The Initiative should operate as it was envisioned, moving five million tons of food per month. The world’s hungry deserve nothing less. Today, I’m asking members of the Council to join us in urging Russia to scale up cooperation immediately.
As we work to contain the ripple effect of Russia’s war, we must also be laser focused on the horrors happening in Ukraine on the ground. Last week, The New York Times detailed the harrowing accounts from the Ukrainian Prosecutor General’s office of well-documented cases of sexual violence committed against women, men, and children by Russian Federation forces. I strongly encourage everyone – everyone at this table and listening here today – to read this report. The details are too awful, too sickening for me to recount here today. Of course, we don’t only have to rely on The New York Times. The UN’s Independent International Commission of Inquiry has documented numerous reported cases of sexual violence and torture.
Just as when we warned this Council last January that Russia was planning a full-scale invasion of Ukraine, we also warned this Council more recently that Iran and the DPRK planned to transfer prohibited materiel to Russia. They have. Since August, Iran has transferred hundreds of UAVs to Russia, in violation of UN Security Council Resolution 2231. Russia has been using these Iranian UAVs to strike Ukraine’s energy infrastructure, depriving millions of Ukrainian civilians of electricity, heat, and critical services in the middle of winter. People in Ukraine today are suffering and dying as a result of Iran’s support.
We believe Iran is now considering the sale of hundreds of ballistic missiles to Russia and also in violation of Council resolutions. We urge Iran to reverse course and not to take these steps. And we urge everyone who supports peace to ask Iran to do the same.

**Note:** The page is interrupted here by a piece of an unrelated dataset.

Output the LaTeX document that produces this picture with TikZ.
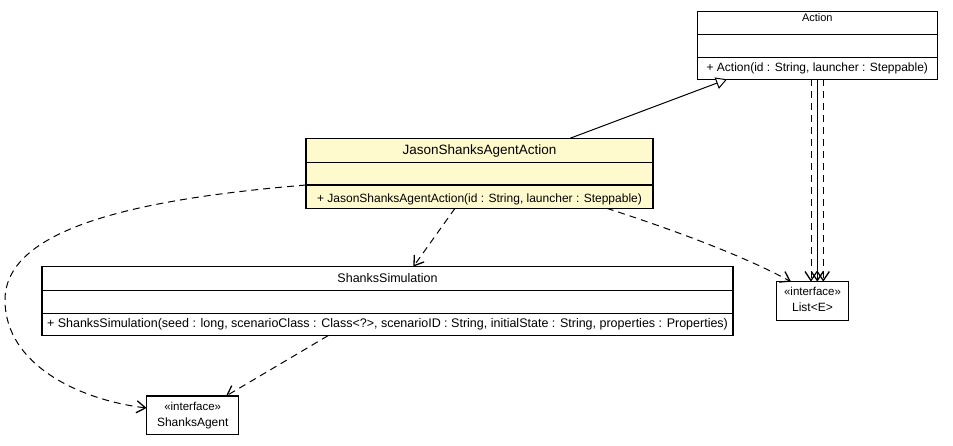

Meanwhile, DPRK officials said publicly that they would not support Russia’s war in Ukraine. But they have since delivered arms to the Wagner Group, in direct violation of Security Council resolutions. Last month, DPRK delivered infantry rockets and missiles into Russia for use by Russian Federation-backed Wagner in violation of the Council’s sanctions resolutions. And we are concerned that the DPRK is planning to deliver more military equipment to Wagner.
We condemn the DPRK’s actions and urge the DPRK to cease these deliveries and come into compliance with the relevant Security Council resolutions. And once again, we encourage everyone to join us in that call.
Mr. President, as we start this new year, the world is tired of war. The people of Ukraine, who have suffered so much, crave to return to a normal life. Now is the time for all countries to stand together and demand that Russia end this senseless war. We must come together in defense of the UN Charter and its most fundamental principles. We must come together to achieve a just and secure peace, consistent with the Charter.
And let us continue to do everything in our power to contain the ripple effects of Russia’s actions, help those who are suffering both in Ukraine and outside its borders, and hold accountable everyone who violates international law and supports this illegal, immoral war.